Sustainability uses watershed assessment to look at water. The goal of sustainable water use is to measure the total amount of precipitation landing on the surface of a community and using this figure to determine the number of people who can live in that community in a sustainable manner.

Palm Jumeirah in Dubai
Palm Jumeirah in Dubai

Unplugging and Dubai

Green interior design is part of sustainable design. It has picked up on many of the concerns of the sustainable movement such as energy efficiency, water conservation, reduction in carbon emissions and careful use of natural resources. The goal of green interior design fits in with the sustainable mantra of the triple bottom line – people, planet and profits.

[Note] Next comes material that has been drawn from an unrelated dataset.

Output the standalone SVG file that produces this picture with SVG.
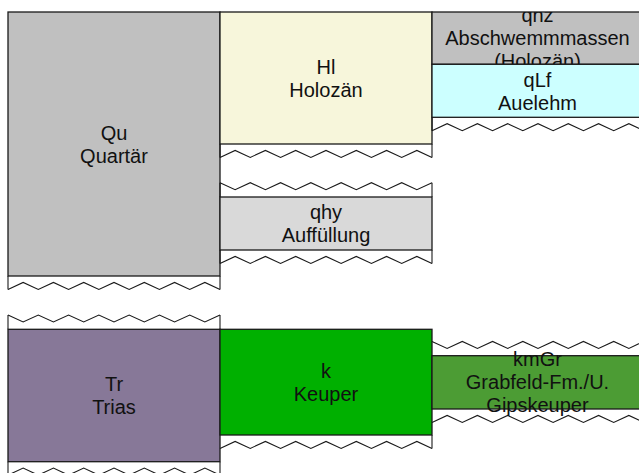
<svg xmlns="http://www.w3.org/2000/svg" xmlns:xlink="http://www.w3.org/1999/xlink" width="639" height="473" viewBox="0 0 639 473">
<style>
.box{stroke:#1a1a1a;stroke-width:1.3}
.lbl{font-family:"Liberation Sans",Arial,sans-serif;font-size:20px;fill:#111;text-anchor:middle}
.zz{fill:none;stroke:#1a1a1a;stroke-width:1.1;stroke-linejoin:miter}
.edge{stroke:#1a1a1a;stroke-width:1.1}
</style>
<defs>
<path id="zzB" d="M0,7 L15.14,0 L30.29,7 L45.43,0 L60.57,7 L75.71,0 L90.86,7 L106,0 L121.14,7 L136.29,0 L151.43,7 L166.57,0 L181.71,7 L196.86,0 L212,7"/>
<path id="zzT" d="M0,0 L15.14,7 L30.29,0 L45.43,7 L60.57,0 L75.71,7 L90.86,0 L106,7 L121.14,0 L136.29,7 L151.43,0 L166.57,7 L181.71,0 L196.86,7 L212,0"/>
<clipPath id="clipQhz"><rect x="432" y="12" width="215" height="52.3"/></clipPath>
</defs>
<rect width="639" height="473" fill="#fff"/>

<g id="Qu">
<rect class="box" x="8" y="12" width="212" height="264" fill="#c0c0c0"/>
<text class="lbl" x="114" y="139.5">Qu</text>
<text class="lbl" x="114" y="162.5">Quartär</text>
</g>

<g id="Hl">
<rect class="box" x="220" y="12" width="212" height="132" fill="#f7f6db"/>
<text class="lbl" x="326" y="73.5">Hl</text>
<text class="lbl" x="326" y="96.5">Holozän</text>
</g>

<g id="qhz">
<rect class="box" x="432" y="12" width="215" height="52.3" fill="#c0c0c0"/>
<g clip-path="url(#clipQhz)">
<text class="lbl" x="537.5" y="22.2">qhz</text>
<text class="lbl" x="537.5" y="45.2">Abschwemmmassen</text>
<text class="lbl" x="537.5" y="68.2">(Holozän)</text>
</g>
</g>

<g id="qLf">
<rect class="box" x="432" y="64.3" width="215" height="53" fill="#ccffff"/>
<text class="lbl" x="537.5" y="86.5">qLf</text>
<text class="lbl" x="537.5" y="109.5">Auelehm</text>
</g>

<g id="qhy">
<rect class="box" x="220" y="197" width="212" height="53" fill="#d9d9d9"/>
<text class="lbl" x="326" y="219">qhy</text>
<text class="lbl" x="326" y="242">Auffüllung</text>
</g>

<g id="Tr">
<rect class="box" x="8" y="329.3" width="212" height="132.4" fill="#877898"/>
<text class="lbl" x="114" y="391">Tr</text>
<text class="lbl" x="114" y="414">Trias</text>
</g>

<g id="k">
<rect class="box" x="220" y="329.3" width="212" height="105.7" fill="#00b000"/>
<text class="lbl" x="326" y="377.6">k</text>
<text class="lbl" x="326" y="400.6">Keuper</text>
</g>

<g id="kmGr">
<rect class="box" x="432" y="355.7" width="215" height="53.3" fill="#4c9c34"/>
<text class="lbl" x="537.5" y="366.3">kmGr</text>
<text class="lbl" x="537.5" y="389.3">Grabfeld-Fm./U.</text>
<text class="lbl" x="537.5" y="412.3">Gipskeuper</text>
</g>

<g id="breaks">
<use class="zz" xlink:href="#zzB" href="#zzB" transform="translate(8,282.4)"/>
<line class="edge" x1="8" y1="276" x2="8" y2="289.4"/>
<line class="edge" x1="220" y1="276" x2="220" y2="289.4"/>

<use class="zz" xlink:href="#zzB" href="#zzB" transform="translate(220,150.4)"/>
<line class="edge" x1="220" y1="144" x2="220" y2="157.4"/>
<line class="edge" x1="432" y1="144" x2="432" y2="157.4"/>

<use class="zz" xlink:href="#zzT" href="#zzT" transform="translate(220,182.7)"/>
<line class="edge" x1="220" y1="182.7" x2="220" y2="197"/>
<line class="edge" x1="432" y1="182.7" x2="432" y2="197"/>

<use class="zz" xlink:href="#zzB" href="#zzB" transform="translate(220,256.4)"/>
<line class="edge" x1="220" y1="250" x2="220" y2="263.4"/>
<line class="edge" x1="432" y1="250" x2="432" y2="263.4"/>

<use class="zz" xlink:href="#zzB" href="#zzB" transform="translate(432,123.7)"/>
<line class="edge" x1="432" y1="117.3" x2="432" y2="130.7"/>

<use class="zz" xlink:href="#zzT" href="#zzT" transform="translate(8,315)"/>
<line class="edge" x1="8" y1="315" x2="8" y2="329.3"/>
<line class="edge" x1="220" y1="315" x2="220" y2="329.3"/>

<use class="zz" xlink:href="#zzB" href="#zzB" transform="translate(8,468.1)"/>
<line class="edge" x1="8" y1="461.7" x2="8" y2="475"/>
<line class="edge" x1="220" y1="461.7" x2="220" y2="475"/>

<use class="zz" xlink:href="#zzB" href="#zzB" transform="translate(220,441.4)"/>
<line class="edge" x1="432" y1="435" x2="432" y2="448.4"/>

<use class="zz" xlink:href="#zzT" href="#zzT" transform="translate(432,341.4)"/>
<use class="zz" xlink:href="#zzB" href="#zzB" transform="translate(432,415.4)"/>
</g>
</svg>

Green interior design seeks to make interiors safer for human habitation, to reduce the water and carbon footprint of a house and to convert energy and water efficiency into monetary savings. Green interior design is one small piece of the sustainable jigsaw that is in some ways a microcosm of the entire drive to ‘unplug’.

Finally, the notion of unplugging brings up the importance of alternative sources of energy such as solar energy and wind energy. Green energy is perhaps the key to uncoupling our existence from the destructive influence of fossil fuels. If we can make carbon free energy, then half the battle is won.

In the last 50 years small and obscure villages such as Dubai and Shenzhen have exploded into megatropolis status. Dubai in particular is a great example of a place which is entirely without sustainable merit. Everything is paid for and powered by oil. Drinking water is produced by costly desalination, skyscrapers litter the skyline, artificial beach suburbs are built and all the food is imported. Nothing is recycled and nothing is grown. There isn’t a single solar panel to be found despite the scorching heat. Dubai strives to have the tallest building. The irony of man seeking to reach the level of God is surely not lost on most casual observers. Dubai is Babel. And just as those original biblical tower builders were blinded by their hubris so the powers that be in Dubai are willfully ignoring the truth of sustainability. When the oil runs out the city will die and in just a few decades the desert will reclaim Dubai until just a few traces of mangled steel are visible just like the broken statue of Ozymandias:

“And on the pedestal these words appear:
`My name is Ozymandias, King of Kings:
Look on my works, ye mighty, and despair!'
Nothing beside remains. Round the decay
Of that colossal wreck, boundless and bare,
The lone and level sands stretch far away".